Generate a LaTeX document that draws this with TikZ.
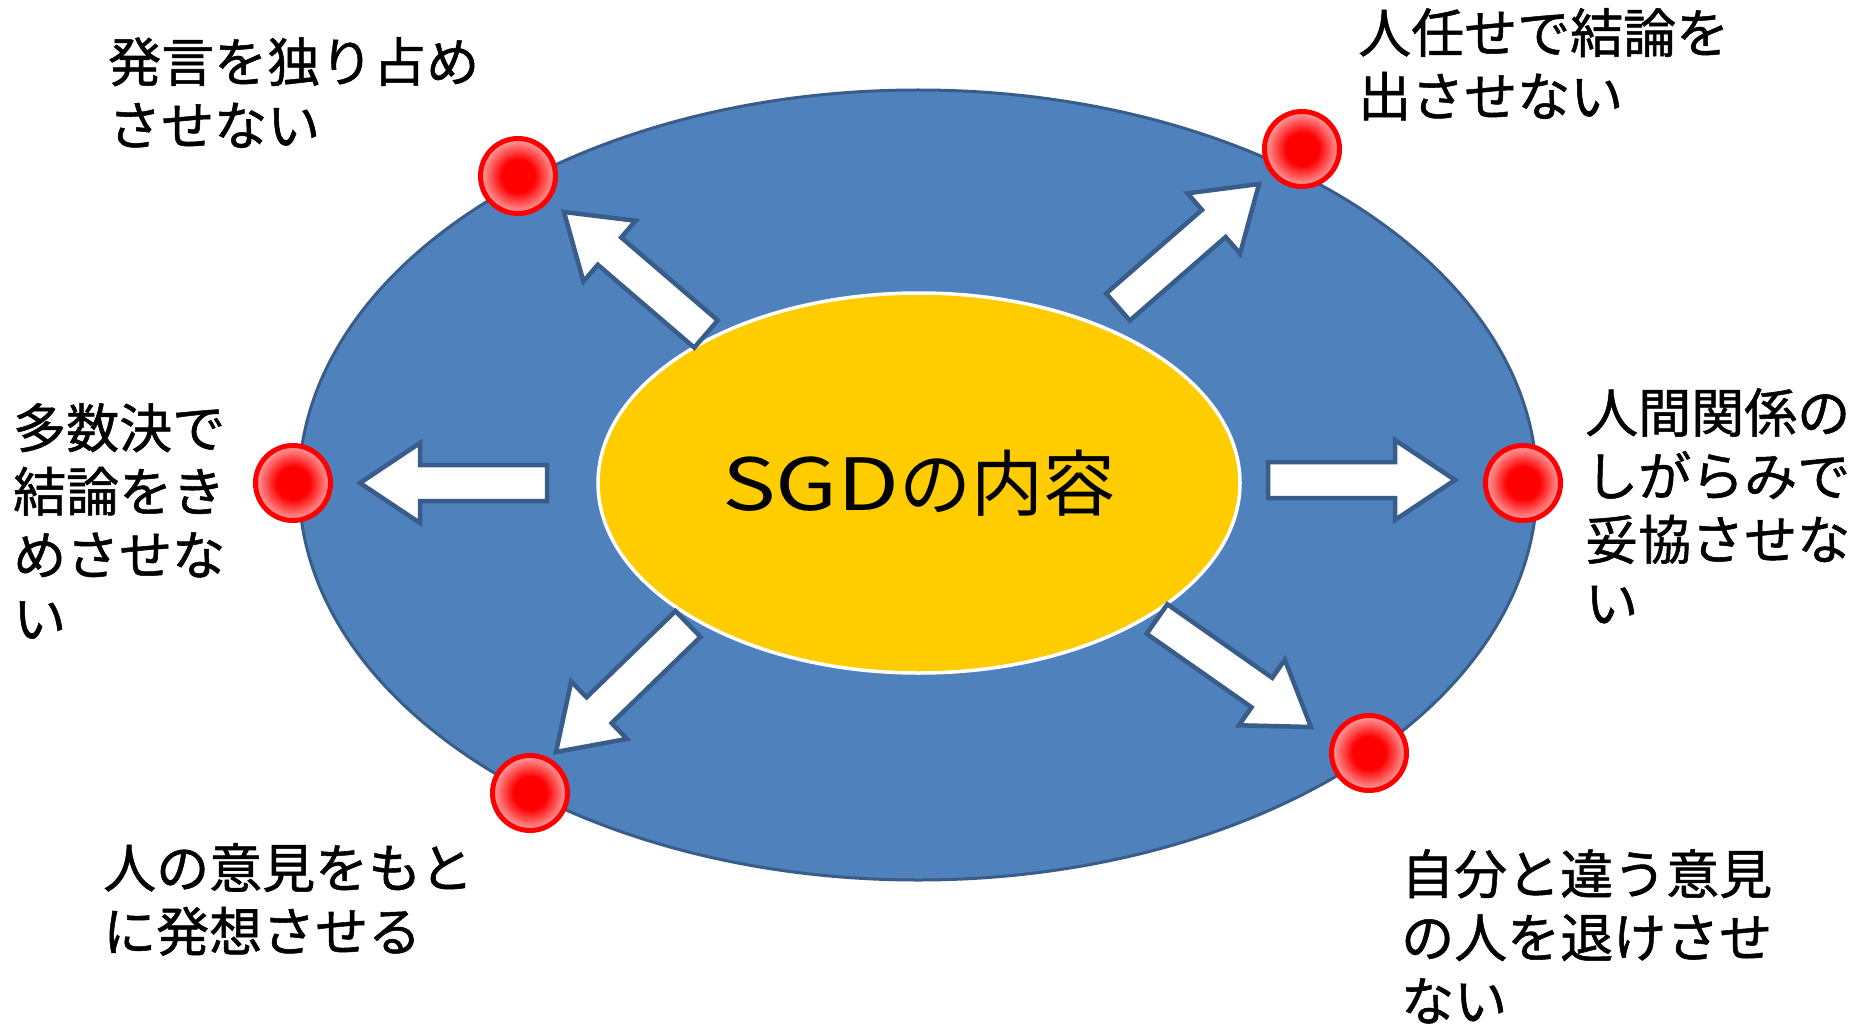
\documentclass[tikz,border=0pt]{standalone}
\usepackage{fontspec}
\newfontfamily\jp{Noto Sans CJK JP}
\newfontfamily\jpb[FakeBold=1]{Noto Sans CJK JP}
\usetikzlibrary{shapes.geometric,calc}
\definecolor{oblue}{HTML}{4F81BD}
\definecolor{oedge}{HTML}{385D8A}
\definecolor{gold}{HTML}{FFCC00}
\definecolor{dotpink}{HTML}{FF9A9A}
\pgfdeclareradialshading{dotshade}{\pgfpoint{0bp}{0bp}}{color(0bp)=(red); color(11bp)=(red); color(24bp)=(dotpink); color(50bp)=(dotpink)}
\newcommand\blockarrow[2]{%
  \path let \p1=($(#2)-(#1)$) in
    \pgfextra{\pgfmathsetmacro\barang{atan2(\y1,\x1)}\pgfmathsetmacro\barlen{veclen(\x1,\y1)}%
      \pgfmathsetmacro\barhb{\barlen-60}\xdef\barang{\barang}\xdef\barlen{\barlen}\xdef\barhb{\barhb}};
  \begin{scope}[shift={(#1)}, rotate=\barang]
    \draw[blockarr] (0pt,-18pt) -- (\barhb pt,-18pt) -- (\barhb pt,-40pt) -- (\barlen pt,0pt)
      -- (\barhb pt,40pt) -- (\barhb pt,18pt) -- (0pt,18pt) -- cycle;
  \end{scope}}
\begin{document}
\begin{tikzpicture}[x=1pt,y=-1pt,
  outerell/.style={ellipse, draw=oedge, line width=3pt, fill=oblue, minimum width=1238pt, minimum height=790pt, inner sep=0pt},
  innerell/.style={ellipse, draw=white, line width=3.5pt, fill=gold, minimum width=642pt, minimum height=380pt, inner sep=0pt, font=\jp\fontsize{72}{80}\selectfont},
  dot/.style={circle, draw=red, line width=5pt, shade, shading=dotshade, minimum size=75pt, inner sep=0pt},
  lbl/.style={anchor=north west, inner sep=0pt, align=left, font=\jpb\fontsize{53}{63.5}\selectfont},
  blockarr/.style={draw=oedge, line width=4.5pt, fill=white, line join=miter}]
\useasboundingbox (0,0) rectangle (1868,1027);
\node[outerell] (outer) at (918,485) {};
\node[innerell] (center) at (919,483) {{\addfontfeature{FakeStretch=1.25}SGD}の内容};
% arrow tails and tips
\coordinate (t1) at (547,483);  \coordinate (h1) at (360,483);
\coordinate (t2) at (1268,480); \coordinate (h2) at (1455,480);
\coordinate (t3) at (706,334);  \coordinate (h3) at (564,212);
\coordinate (t4) at (1118,307); \coordinate (h4) at (1259,184);
\coordinate (t5) at (688,624);  \coordinate (h5) at (556,752);
\coordinate (t6) at (1157,619); \coordinate (h6) at (1311,727);
\blockarrow{t1}{h1}
\blockarrow{t2}{h2}
\blockarrow{t3}{h3}
\blockarrow{t4}{h4}
\blockarrow{t5}{h5}
\blockarrow{t6}{h6}
% dots
\node[dot] (dTL) at (518,176) {};
\node[dot] (dTR) at (1302,149) {};
\node[dot] (dL) at (293,483) {};
\node[dot] (dR) at (1523,483) {};
\node[dot] (dBL) at (530,793) {};
\node[dot] (dBR) at (1369,753) {};
% labels
\node[lbl] (lTL) at (108,37) {発言を独り占め\\させない};
\node[lbl] (lTR) at (1358,8) {人任せで結論を\\出させない};
\node[lbl] (lL) at (13,403) {多数決で\\結論をき\\めさせな\\い};
\node[lbl] (lR) at (1585,388) {人間関係の\\しがらみで\\妥協させな\\い};
\node[lbl] (lBL) at (103,843) {人の意見をもと\\に発想させる};
\node[lbl] (lBR) at (1401,849) {自分と違う意見\\の人を退けさせ\\ない};
\end{tikzpicture}
\end{document}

----

To be done ::
Transcribe the full listing character for character. Pictures are excluded.

Solution below ::
Generate a LaTeX document that draws this with TikZ.
\documentclass[tikz,border=0pt]{standalone}
\usepackage{fontspec}
\newfontfamily\jp{Noto Sans CJK JP}
\newfontfamily\jpb[FakeBold=1]{Noto Sans CJK JP}
\usetikzlibrary{shapes.geometric,calc}
\definecolor{oblue}{HTML}{4F81BD}
\definecolor{oedge}{HTML}{385D8A}
\definecolor{gold}{HTML}{FFCC00}
\definecolor{dotpink}{HTML}{FF9A9A}
\pgfdeclareradialshading{dotshade}{\pgfpoint{0bp}{0bp}}{color(0bp)=(red); color(11bp)=(red); color(24bp)=(dotpink); color(50bp)=(dotpink)}
\newcommand\blockarrow[2]{%
  \path let \p1=($(#2)-(#1)$) in
    \pgfextra{\pgfmathsetmacro\barang{atan2(\y1,\x1)}\pgfmathsetmacro\barlen{veclen(\x1,\y1)}%
      \pgfmathsetmacro\barhb{\barlen-60}\xdef\barang{\barang}\xdef\barlen{\barlen}\xdef\barhb{\barhb}};
  \begin{scope}[shift={(#1)}, rotate=\barang]
    \draw[blockarr] (0pt,-18pt) -- (\barhb pt,-18pt) -- (\barhb pt,-40pt) -- (\barlen pt,0pt)
      -- (\barhb pt,40pt) -- (\barhb pt,18pt) -- (0pt,18pt) -- cycle;
  \end{scope}}
\begin{document}
\begin{tikzpicture}[x=1pt,y=-1pt,
  outerell/.style={ellipse, draw=oedge, line width=3pt, fill=oblue, minimum width=1238pt, minimum height=790pt, inner sep=0pt},
  innerell/.style={ellipse, draw=white, line width=3.5pt, fill=gold, minimum width=642pt, minimum height=380pt, inner sep=0pt, font=\jp\fontsize{72}{80}\selectfont},
  dot/.style={circle, draw=red, line width=5pt, shade, shading=dotshade, minimum size=75pt, inner sep=0pt},
  lbl/.style={anchor=north west, inner sep=0pt, align=left, font=\jpb\fontsize{53}{63.5}\selectfont},
  blockarr/.style={draw=oedge, line width=4.5pt, fill=white, line join=miter}]
\useasboundingbox (0,0) rectangle (1868,1027);
\node[outerell] (outer) at (918,485) {};
\node[innerell] (center) at (919,483) {{\addfontfeature{FakeStretch=1.25}SGD}の内容};
% arrow tails and tips
\coordinate (t1) at (547,483);  \coordinate (h1) at (360,483);
\coordinate (t2) at (1268,480); \coordinate (h2) at (1455,480);
\coordinate (t3) at (706,334);  \coordinate (h3) at (564,212);
\coordinate (t4) at (1118,307); \coordinate (h4) at (1259,184);
\coordinate (t5) at (688,624);  \coordinate (h5) at (556,752);
\coordinate (t6) at (1157,619); \coordinate (h6) at (1311,727);
\blockarrow{t1}{h1}
\blockarrow{t2}{h2}
\blockarrow{t3}{h3}
\blockarrow{t4}{h4}
\blockarrow{t5}{h5}
\blockarrow{t6}{h6}
% dots
\node[dot] (dTL) at (518,176) {};
\node[dot] (dTR) at (1302,149) {};
\node[dot] (dL) at (293,483) {};
\node[dot] (dR) at (1523,483) {};
\node[dot] (dBL) at (530,793) {};
\node[dot] (dBR) at (1369,753) {};
% labels
\node[lbl] (lTL) at (108,37) {発言を独り占め\\させない};
\node[lbl] (lTR) at (1358,8) {人任せで結論を\\出させない};
\node[lbl] (lL) at (13,403) {多数決で\\結論をき\\めさせな\\い};
\node[lbl] (lR) at (1585,388) {人間関係の\\しがらみで\\妥協させな\\い};
\node[lbl] (lBL) at (103,843) {人の意見をもと\\に発想させる};
\node[lbl] (lBR) at (1401,849) {自分と違う意見\\の人を退けさせ\\ない};
\end{tikzpicture}
\end{document}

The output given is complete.